Thanks for the explanation, I have a clearer understanding of what you are arguing for now! Sorry I didn't appreciate this properly when reading the post.
So you're claiming that if we intervene to reduce the probability of extinction in 2025, then that increases the probability of extinction in 2026, 2027, etc, even after conditioning on not going extinct earlier? The increase is such that the chance of reaching the far future is unchanged?
My next question is: why should we expect something like that to be true???
It seems very unlikely to me that reducing near term extinction risk in 2025 then increases P(extinction in 2026 | not going extinct in 2025). If anything, my prior expectation is that the opposite would be true. If we get better at mitigating existential risks in 2025, why would we expect that to make us worse at mitigating them in 2026?
If I understand right, you're basing this on a claim that we should expect the impact of any intervention to decay exponentially as we go further and further into the future, and you're then looking at what has to happen in order to make this true.

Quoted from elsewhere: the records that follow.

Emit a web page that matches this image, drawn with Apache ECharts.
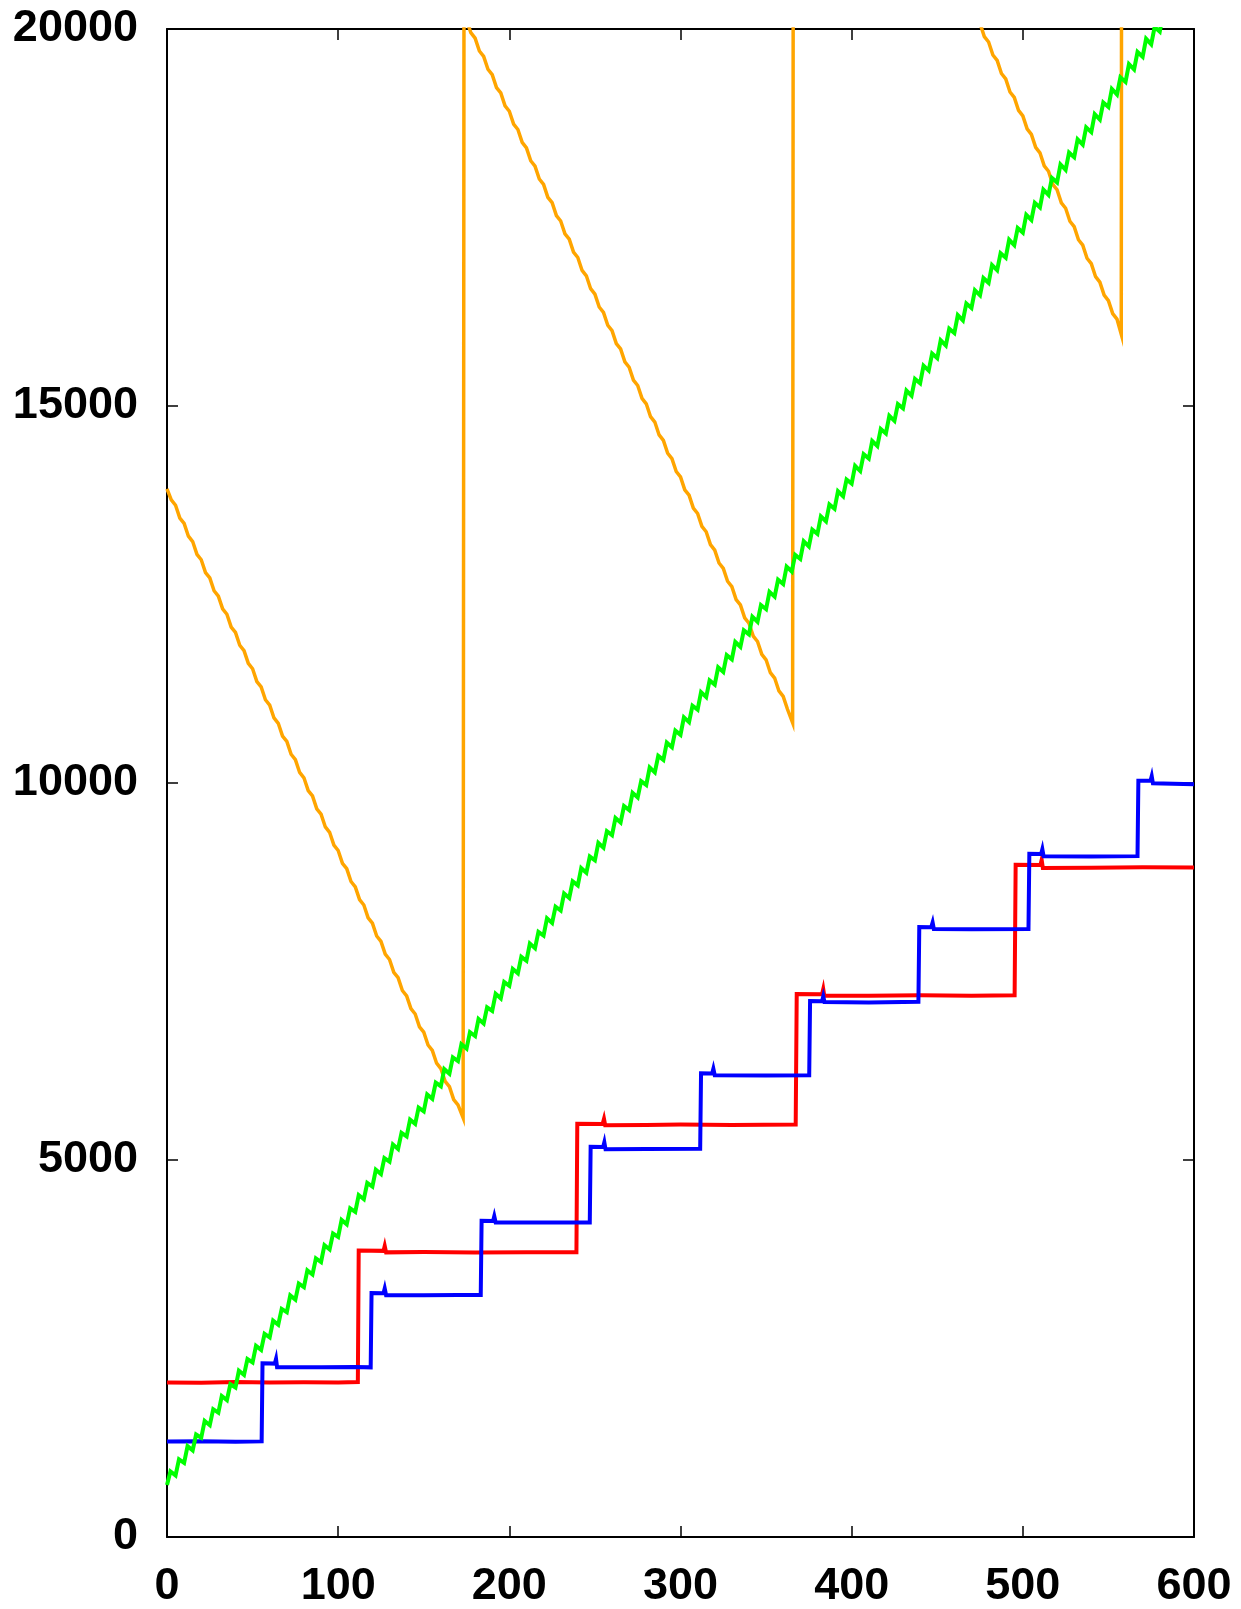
<!DOCTYPE html>
<html>
<head>
<meta charset="utf-8">
<script src="https://cdn.jsdelivr.net/npm/echarts@6/dist/echarts.min.js"></script>
<style>
html,body{margin:0;padding:0;background:#fff;}
#chart{width:1241px;height:1609px;}
</style>
</head>
<body>
<div id="chart"></div>
<script>
// Tick values
const xTicks = [0, 100, 200, 300, 400, 500, 600];
const yTicks = [0, 5000, 10000, 15000, 20000];

// Orange sawtooth series [x, y]
const orangeData = [
[0,13900],[2.5,13755],[5,13684],[7.5,13514],[10,13443],[12.5,13273],[15,13202],[17.5,13032],
[20,12961],[22.5,12791],[25,12720],[27.5,12550],[30,12479],[32.5,12309],[35,12238],[37.5,12068],
[40,11997],[42.5,11827],[45,11756],[47.5,11586],[50,11515],[52.5,11345],[55,11274],[57.5,11104],
[60,11033],[62.5,10863],[65,10792],[67.5,10622],[70,10551],[72.5,10381],[75,10310],[77.5,10140],
[80,10069],[82.5,9899],[85,9828],[87.5,9658],[90,9587],[92.5,9417],[95,9346],[97.5,9176],
[100,9105],[102.5,8935],[105,8864],[107.5,8694],[110,8623],[112.5,8453],[115,8382],[117.5,8212],
[120,8141],[122.5,7971],[125,7900],[127.5,7730],[130,7659],[132.5,7489],[135,7418],[137.5,7248],
[140,7177],[142.5,7007],[145,6936],[147.5,6766],[150,6695],[152.5,6525],[155,6454],[157.5,6284],
[160,6213],[162.5,6043],[165,5972],[167.5,5802],[170,5731],[173,5560],
[173.5,20200],[175,20122],[177.5,19951],[180,19879],[182.5,19708],[185,19637],[187.5,19466],
[190,19394],[192.5,19223],[195,19152],[197.5,18981],[200,18909],[202.5,18738],[205,18667],[207.5,18496],
[210,18424],[212.5,18253],[215,18182],[217.5,18011],[220,17939],[222.5,17768],[225,17697],[227.5,17526],
[230,17454],[232.5,17283],[235,17212],[237.5,17041],[240,16969],[242.5,16798],[245,16727],[247.5,16556],
[250,16484],[252.5,16313],[255,16242],[257.5,16071],[260,15999],[262.5,15828],[265,15757],[267.5,15586],
[270,15514],[272.5,15343],[275,15272],[277.5,15101],[280,15029],[282.5,14858],[285,14787],[287.5,14616],
[290,14544],[292.5,14373],[295,14302],[297.5,14131],[300,14059],[302.5,13888],[305,13817],[307.5,13646],
[310,13574],[312.5,13403],[315,13332],[317.5,13161],[320,13089],[322.5,12918],[325,12847],[327.5,12676],
[330,12604],[332.5,12433],[335,12362],[337.5,12191],[340,12119],[342.5,11948],[345,11877],[347.5,11706],
[350,11634],[352.5,11463],[355,11392],[357.5,11221],[360,11149],[362.5,10978],[365.5,10800],
[366,25390],[470,20318],[472.5,20145],[475,20073],[477.5,19900],[480,19828],[482.5,19655],[485,19583],
[487.5,19410],[490,19338],[492.5,19165],[495,19093],[497.5,18920],[500,18848],[502.5,18675],[505,18603],
[507.5,18430],[510,18358],[512.5,18185],[515,18113],[517.5,17940],[520,17868],[522.5,17695],[525,17623],
[527.5,17450],[530,17378],[532.5,17205],[535,17133],[537.5,16960],[540,16888],[542.5,16715],[545,16643],
[547.5,16470],[550,16398],[552.5,16225],[555,16153],[557.5,15950],
[558,30580],[600,28540]
];

// Red step series [x, y]
const redData = [
[0,2050],[20,2045],[40,2055],[60,2050],[80,2052],[100,2048],[111.5,2055],
[112,3800],[126.5,3795],[127.2,3860],[128,3775],[150,3780],[180,3772],[210,3778],[239.2,3775],
[239.7,5480],[254.5,5478],[255.3,5545],[256,5462],[280,5465],[300,5470],[330,5465],[367.3,5470],
[367.9,7200],[382.7,7198],[383.4,7265],[384,7178],[410,7180],[440,7185],[470,7180],[495.2,7185],
[495.8,8915],[510.3,8913],[511,8980],[511.7,8872],[540,8875],[570,8883],[600,8880]
];

// Blue step series [x, y]
const blueData = [
[0,1265],[20,1270],[40,1262],[55.3,1268],
[55.8,2305],[63,2300],[63.7,2360],[64.3,2252],[90,2250],[110,2255],[119,2250],
[119.5,3235],[126.5,3232],[127.2,3295],[128,3207],[150,3205],[170,3210],[183.3,3210],
[183.8,4195],[190.5,4192],[191.2,4255],[192,4172],[220,4170],[247,4172],
[247.5,5175],[254.8,5173],[255.5,5235],[256.2,5143],[280,5145],[311.5,5150],
[312,6150],[318.5,6148],[319.2,6210],[320,6125],[350,6120],[375.2,6123],
[375.7,7108],[382.7,7106],[383.4,7170],[384.1,7095],[410,7090],[439,7100],
[439.5,8090],[446.5,8088],[447.3,8150],[448,8065],[470,8060],[503.3,8065],
[503.8,9060],[510.7,9058],[511.4,9120],[512.1,9029],[540,9025],[567,9030],
[567.5,10031],[574.6,10029],[575.3,10090],[576,9996],[600,9982]
];

// Green rising series [x, y]
const greenData = [
[0,690],[2,870],[5,817],[7,1030],[10,983],[12,1205],[15,1150],[17,1360],[20,1316],[22,1540],
[25,1483],[27,1695],[30,1649],[32,1870],[35,1816],[37,2025],[40,1982],[42,2205],[45,2149],[47,2360],
[50,2315],[52,2535],[55,2482],[57,2695],[60,2648],[62,2870],[65,2815],[67,3025],[70,2981],[72,3205],
[75,3148],[77,3360],[80,3314],[82,3535],[85,3481],[87,3695],[90,3647],[92,3870],[95,3814],[97,4025],
[100,3980],[102,4205],[105,4147],[107,4360],[110,4313],[112,4535],[115,4480],[117,4695],[120,4646],[122,4870],
[125,4813],[127,5025],[130,4979],[132,5205],[135,5146],[137,5360],[140,5312],[142,5535],[145,5479],[147,5695],
[150,5645],[152,5870],[155,5812],[157,6025],[160,5978],[162,6205],[165,6145],[167,6360],[170,6311],[172,6535],
[175,6478],[177,6695],[180,6644],[182,6870],[185,6811],[187,7025],[190,6977],[192,7205],[195,7144],[197,7360],
[200,7310],[202,7535],[205,7477],[207,7695],[210,7643],[212,7870],[215,7810],[217,8025],[220,7976],[222,8205],
[225,8143],[227,8360],[230,8309],[232,8535],[235,8476],[237,8695],[240,8642],[242,8870],[245,8809],[247,9025],
[250,8975],[252,9205],[255,9142],[257,9360],[260,9308],[262,9535],[265,9475],[267,9695],[270,9641],[272,9870],
[275,9808],[277,10025],[280,9974],[282,10205],[285,10141],[287,10360],[290,10307],[292,10535],[295,10474],[297,10695],
[300,10640],[302,10870],[305,10807],[307,11025],[310,10973],[312,11205],[315,11140],[317,11360],[320,11306],[322,11535],
[325,11473],[327,11695],[330,11639],[332,11870],[335,11806],[337,12025],[340,11972],[342,12205],[345,12139],[347,12360],
[350,12305],[352,12535],[355,12472],[357,12695],[360,12638],[362,12870],[365,12805],[367,13025],[370,12971],[372,13205],
[375,13138],[377,13360],[380,13304],[382,13535],[385,13471],[387,13695],[390,13637],[392,13870],[395,13804],[397,14025],
[400,13970],[402,14205],[405,14137],[407,14360],[410,14303],[412,14535],[415,14470],[417,14695],[420,14636],[422,14870],
[425,14803],[427,15025],[430,14969],[432,15205],[435,15136],[437,15360],[440,15302],[442,15535],[445,15469],[447,15695],
[450,15635],[452,15870],[455,15802],[457,16025],[460,15968],[462,16205],[465,16135],[467,16360],[470,16301],[472,16535],
[475,16468],[477,16695],[480,16634],[482,16870],[485,16801],[487,17025],[490,16967],[492,17205],[495,17134],[497,17360],
[500,17300],[502,17535],[505,17467],[507,17695],[510,17633],[512,17870],[515,17800],[517,18025],[520,17966],[522,18205],
[525,18133],[527,18360],[530,18299],[532,18535],[535,18466],[537,18695],[540,18632],[542,18870],[545,18799],[547,19025],
[550,18965],[552,19205],[555,19132],[557,19360],[560,19298],[562,19535],[565,19465],[567,19695],[570,19631],[572,19870],
[575,19798],[577,20025],[580,19964],[582,20205],[585,20131],[587,20360],[590,20297]
];

const FONT = "'Liberation Sans', Arial, Helvetica, sans-serif";
const chart = echarts.init(document.getElementById('chart'), null, {renderer: 'canvas'});

function axisBase(extra) {
  return Object.assign({
    type: 'value',
    splitLine: {show: false},
    axisLine: {show: true, onZero: false, lineStyle: {color: '#000', width: 2}},
    axisTick: {show: true, inside: true, length: 11, lineStyle: {color: '#000', width: 1.5}},
    minorTick: {show: false}
  }, extra);
}
const labelStyle = {color: '#000', fontSize: 45, fontWeight: 'bold', fontFamily: FONT,
  formatter: function (v) { return String(v); }};

const xMin = xTicks[0], xMax = xTicks[xTicks.length - 1], xInt = xTicks[1] - xTicks[0];
const yMin = yTicks[0], yMax = yTicks[yTicks.length - 1], yInt = yTicks[1] - yTicks[0];

function lineSeries(data, color, w) {
  return {
    type: 'line', data: data, xAxisIndex: 0, yAxisIndex: 0,
    showSymbol: false, symbol: 'none', clip: true, animation: false,
    lineStyle: {color: color, width: w, join: 'miter'},
    emphasis: {disabled: true}
  };
}

chart.setOption({
  animation: false,
  backgroundColor: '#fff',
  grid: {left: 167, right: 47, top: 29, bottom: 70, containLabel: false},
  xAxis: [
    axisBase({position: 'bottom', min: xMin, max: xMax, interval: xInt,
      axisLabel: Object.assign({margin: 27}, labelStyle)}),
    axisBase({position: 'top', min: xMin, max: xMax, interval: xInt, axisLabel: {show: false}})
  ],
  yAxis: [
    axisBase({position: 'left', min: yMin, max: yMax, interval: yInt,
      axisLabel: Object.assign({margin: 29}, labelStyle)}),
    axisBase({position: 'right', min: yMin, max: yMax, interval: yInt, axisLabel: {show: false}})
  ],
  series: [
    lineSeries(orangeData, '#FFA500', 3.5),
    lineSeries(redData, '#FF0000', 4),
    lineSeries(blueData, '#0000FF', 4),
    lineSeries(greenData, '#00FF00', 4)
  ]
});
</script>
</body>
</html>
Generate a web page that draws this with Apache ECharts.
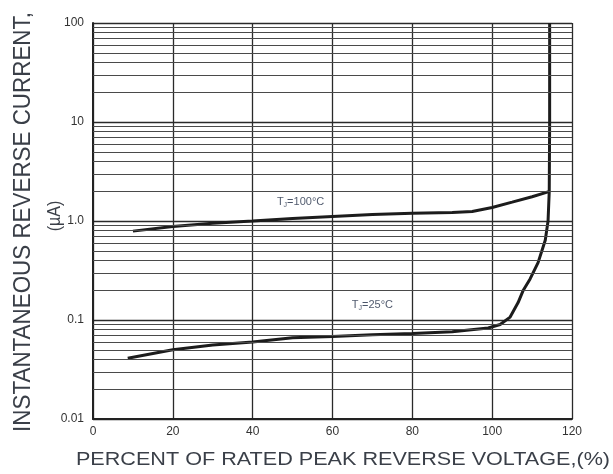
<!DOCTYPE html>
<html>
<head>
<meta charset="utf-8">
<script src="https://cdn.jsdelivr.net/npm/echarts@6/dist/echarts.min.js"></script>
<style>html,body{margin:0;padding:0;background:#fff}#c{width:613px;height:474px}</style>
</head>
<body>
<div id="c"></div>
<script>
var xTicks = [0, 20, 40, 60, 80, 100, 120];
var yTickLabels = {0.01: '0.01', 0.1: '0.1', 1: '1.0', 10: '10', 100: '100'};
var decades = [0.01, 0.1, 1, 10];
var minorMultipliers = [2, 3, 4, 5, 6, 7, 8, 9];

var t100 = [[10,0.79],[20,0.88],[30,0.95],[40,1.0],[50,1.06],[60,1.11],[70,1.16],[80,1.2],[90,1.22],[95,1.25],[100,1.37],[105,1.55],[110,1.76],[114.2,1.98]];
var t25 = [[8.7,0.041],[20,0.050],[30,0.056],[40,0.060],[50,0.066],[60,0.068],[70,0.071],[80,0.073],[90,0.076],[99,0.083],[102,0.09],[104.5,0.107],[106.5,0.15],[107.8,0.2],[109.5,0.26],[111.5,0.38],[113.3,0.64],[114,1.0],[114.3,2.0],[114.4,10],[114.4,100]];
var labelPts = [{value:[52,1.56], text:'T{s|J}=100°C'},{value:[70,0.142], text:'T{s|J}=25°C'}];

var minorLines = [];
decades.forEach(function(d){ minorMultipliers.forEach(function(m){ minorLines.push({yAxis: +(d*m).toPrecision(3)}); }); });

var chart = echarts.init(document.getElementById('c'), null, {renderer:'canvas'});
var font = '"Liberation Sans", Arial, sans-serif';
chart.setOption({
  animation: false,
  grid: {left: 93, right: 41, top: 23, bottom: 55},
  xAxis: {
    type: 'value', min: 0, max: 120, interval: 20,
    axisLine: {show: true, lineStyle: {color: '#222', width: 2}},
    axisTick: {show: false},
    axisLabel: {color: '#333', fontFamily: font, fontSize: 12, margin: 7},
    splitLine: {show: true, lineStyle: {color: '#2a2a2a', width: 1.3}}
  },
  yAxis: {
    type: 'log', logBase: 10, min: 0.01, max: 100,
    axisLine: {show: true, lineStyle: {color: '#222', width: 2}},
    axisTick: {show: false},
    axisLabel: {color: '#333', fontFamily: font, fontSize: 12, margin: 9,
      formatter: function(v){ var k = +v.toPrecision(3); return yTickLabels[k] || ''; }},
    splitLine: {show: true, lineStyle: {color: '#2a2a2a', width: 1.3}}
  },
  graphic: [
    {type:'text', x: 23, y: 222, rotation: Math.PI/2, scaleX: 1.12, scaleY: 1.2,
     style:{text:'INSTANTANEOUS REVERSE CURRENT,', font:'20px "Liberation Sans", Arial, sans-serif', fill:'#3a3f48', align:'center', verticalAlign:'middle'}},
    {type:'text', x: 55, y: 216, rotation: Math.PI/2, scaleY: 1.2,
     style:{text:'(µA)', font:'16px "Liberation Sans", Arial, sans-serif', fill:'#3a3f48', align:'center', verticalAlign:'middle'}},
    {type:'text', x: 343, y: 460, scaleX: 1.2,
     style:{text:'PERCENT OF RATED PEAK REVERSE VOLTAGE,(%)', font:'18px "Liberation Sans", Arial, sans-serif', fill:'#3a3f48', align:'center', verticalAlign:'middle'}}
  ],
  series: [
    {type:'line', data: [], silent: true,
     markLine: {silent: true, symbol: 'none', label: {show: false},
       lineStyle: {color: '#4a4a4a', width: 1.2, type: 'solid'}, data: minorLines}},
    {type:'line', data: t100, showSymbol: false, lineStyle: {color: '#1c1c1c', width: 3}},
    {type:'line', data: t25, showSymbol: false, lineStyle: {color: '#1c1c1c', width: 3}},
    {type:'scatter', symbolSize: 0, data: labelPts.map(function(p){return {value:p.value, text:p.text};}),
     label: {show: true, position: 'inside', color: '#1e2a44', fontFamily: font, fontSize: 11,
       formatter: function(p){ return p.data.text; },
       rich: {s: {fontSize: 7, padding: [6,0,0,0], color: '#1e2a44', fontFamily: font}}}}
  ]
});
</script>
</body>
</html>
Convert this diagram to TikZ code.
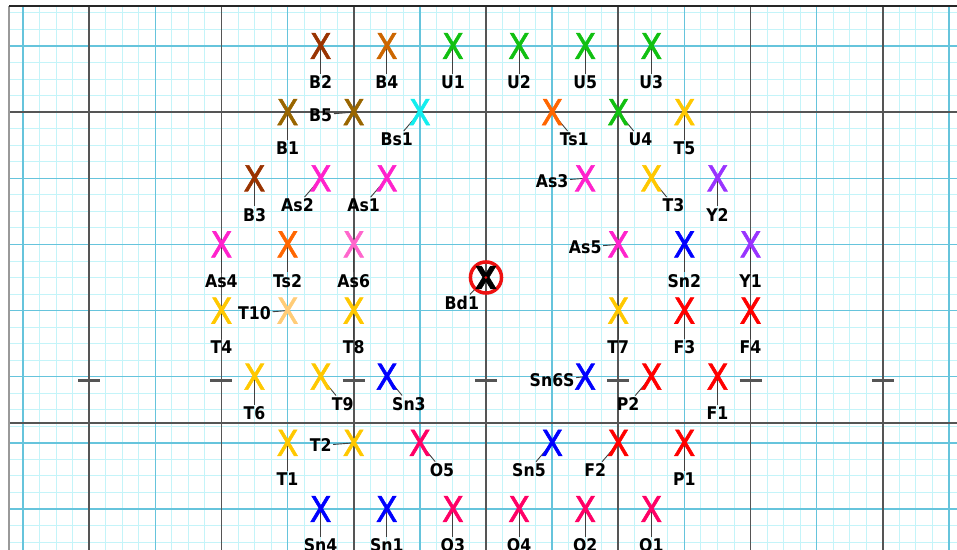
\documentclass[tikz,border=0pt]{standalone}
\usepackage{fontspec}
\setmainfont{DejaVu Sans Condensed}
\newfontfamily\markfont{DejaVu Sans Condensed}[FakeBold=1.6]
\pgfdeclarelayer{back}
\pgfdeclarelayer{lead}
\pgfsetlayers{back,lead,main}

\definecolor{finecyan}{RGB}{196,244,249}
\definecolor{gridblue}{RGB}{102,196,220}
\definecolor{griddark}{RGB}{85,85,85}
\definecolor{brownB}{RGB}{153,51,0}
\definecolor{orangeB}{RGB}{204,102,0}
\definecolor{oliveB}{RGB}{153,102,0}
\definecolor{greenU}{RGB}{17,192,17}
\definecolor{cyanBs}{RGB}{17,238,238}
\definecolor{orangeTs}{RGB}{255,102,0}
\definecolor{goldT}{RGB}{255,200,0}
\definecolor{paleT}{RGB}{255,204,119}
\definecolor{magAs}{RGB}{255,34,204}
\definecolor{pinkAs}{RGB}{255,102,204}
\definecolor{violetY}{RGB}{153,51,255}
\definecolor{blueSn}{RGB}{0,0,255}
\definecolor{redF}{RGB}{255,0,0}
\definecolor{roseO}{RGB}{255,0,102}
\definecolor{bdred}{RGB}{238,17,17}

\begin{document}
\begin{tikzpicture}[x=33.07pt,y=-66.14pt,
  mk/.style={inner sep=0pt,font=\markfont\fontsize{35.5}{36}\selectfont},
  lab/.style={inner sep=1.5pt,font=\fontsize{17.5}{18}\selectfont\bfseries},
  leader/.style={draw=black!75,line width=0.9pt}]
\useasboundingbox (-0.6955,-0.6955) rectangle (28.243,7.62);

\begin{pgfonlayer}{back}
\foreach \x in {0,0.5,...,28}{
    \draw[finecyan,line width=0.9pt] (\x,-0.605)--(\x,7.62);
}
\foreach \y in {-0.5,-0.25,...,7.5}{
    \draw[finecyan,line width=0.9pt] (-0.423,\y)--(28.243,\y);
}
\foreach \x in {0,4,...,28}{
    \draw[gridblue,line width=1.5pt] (\x,-0.605)--(\x,7.62);
}
\foreach \y in {0,...,7}{
    \draw[gridblue,line width=1.5pt] (-0.423,\y)--(28.243,\y);
}
\foreach \x in {2,6,...,26}{
    \draw[griddark,line width=1.6pt] (\x,-0.605)--(\x,7.62);
    \draw[griddark,line width=3pt] ({\x-0.333},5.06)--({\x+0.333},5.06);
}
\foreach \y in {1,5.7}{
    \draw[griddark,line width=1.6pt] (-0.423,\y)--(28.243,\y);
}
\draw[griddark!60,line width=1.5pt] (-0.423,7.62)--(-0.423,-0.605);
\draw[black!85,line width=1.5pt] (-0.423,-0.605)--(28.243,-0.605);
\end{pgfonlayer}

\foreach \n/\col/\x/\y/\dx/\dy in {
    B2/brownB/9/0/0/0.55, B4/orangeB/11/0/0/0.55, U1/greenU/13/0/0/0.55,
    U2/greenU/15/0/0/0.55, U5/greenU/17/0/0/0.55, U3/greenU/19/0/0/0.55,
    B1/oliveB/8/1/0/0.55, B5/oliveB/10/1/-1/0.04, Bs1/cyanBs/12/1/-0.7/0.41,
    Ts1/orangeTs/16/1/0.67/0.41, U4/greenU/18/1/0.67/0.41, T5/goldT/20/1/0/0.55,
    B3/brownB/7/2/0/0.55, As2/magAs/9/2/-0.7/0.41, As1/magAs/11/2/-0.7/0.41,
    As3/magAs/17/2/-1/0.04, T3/goldT/19/2/0.67/0.41, Y2/violetY/21/2/0/0.55,
    As4/magAs/6/3/0/0.55, Ts2/orangeTs/8/3/0/0.55, As6/pinkAs/10/3/0/0.55,
    As5/magAs/18/3/-1/0.04, Sn2/blueSn/20/3/0/0.55, Y1/violetY/22/3/0/0.55,
    T4/goldT/6/4/0/0.55, T10/paleT/8/4/-1/0.04, T8/goldT/10/4/0/0.55,
    T7/goldT/18/4/0/0.55, F3/redF/20/4/0/0.55, F4/redF/22/4/0/0.55,
    T6/goldT/7/5/0/0.55, T9/goldT/9/5/0.67/0.41, Sn3/blueSn/11/5/0.67/0.41,
    Sn6S/blueSn/17/5/-1/0.05, P2/redF/19/5/-0.7/0.41, F1/redF/21/5/0/0.55,
    T1/goldT/8/6/0/0.55, T2/goldT/10/6/-1/0.04, O5/roseO/12/6/0.67/0.41,
    Sn5/blueSn/16/6/-0.7/0.41, F2/redF/18/6/-0.7/0.41, P1/redF/20/6/0/0.55,
    Sn4/blueSn/9/7/0/0.55, Sn1/blueSn/11/7/0/0.55, O3/roseO/13/7/0/0.55,
    O4/roseO/15/7/0/0.55, O2/roseO/17/7/0/0.55, O1/roseO/19/7/0/0.55}{
    \node[mk,text=\col] (\n) at (\x,\y) {X};
    \node[lab] (\n-l) at ({\x+(\dx)},{\y+(\dy)}) {\n};
    \begin{pgfonlayer}{lead}
        \draw[leader] (\n.center)--(\n-l);
    \end{pgfonlayer}
}

\node[mk,circle,draw=bdred,line width=3.5pt,minimum size=30.5pt,
    font=\markfont\fontsize{31}{31}\selectfont\bfseries] (Bd1) at (14,3.5) {X};
\fill[bdred] (Bd1.center) circle (1.5pt);
\node[lab] (Bd1-l) at (13.27,3.886) {Bd1};
\begin{pgfonlayer}{lead}
    \draw[leader] (Bd1.center)--(Bd1-l);
\end{pgfonlayer}
\end{tikzpicture}
\end{document}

I can sympathise with the intuition here. But I don't agree with how it's being applied.
I think the correct way of applying this intuition is to say that it's these quantities which will only be changed negligibly in the far future by interventions we take today:
P(going extinct in far future year X | we reach far future year X) (1)
E(utility in far future year X | we reach year X) (2)
In a world where the future has astronomical value, we obviously can astronomically change the expected value of the future by adjusting near-term extinction risk. To take an extreme example: if we make near-term extinction risk 100%, then expected future value becomes zero, however far into the future X is.
I think asserting that (1) and (2) are unchanged is the correct way of capturing the idea that the effect of interventions tends to wash out over time. That then leads to the conclusion from my original comment.
I think your life-expectancy example is helpful. But I think the conclusion is the opposite of what you're claiming. If I play Russian Roulette and take an instantaneous risk of death, p, and my current life expectancy is L, then my life expectancy will decrease by pL. This is certainly non-negligible for non-negligible p, even though the time I take the risk over is minuscule in comparison to the duration of my life.
Of course I have changed your example here. You were talking about reducing the risk of death in a minuscule time period, rather than increasing it. It's true that that doesn't meaningfully change your life expectancy, but that's not because the duration of time is small in relation to your life, it's because the risk of death in such a minuscule time period is already minuscule!
If we translate this back to existential risk, it does become a good argument against the astronomical cost-effectiveness claim, but it's now a different argument. It's not that near-term extinction isn't important for someone who thinks the future has astronomical value. It's that: if you believe the future has astronomical value, then you are committed to believing that the extinction risk in most centuries is astronomically low, in which case interventions to reduce it stop looking so attractive. The only way to rescue the 'astronomical cost-effectiveness claim' is to argue for something like the 'time of perils' hypothesis. Essentially that we are doing the equivalent of playing Russian Roulette right now, but that we will stop doing so soon, if we survive.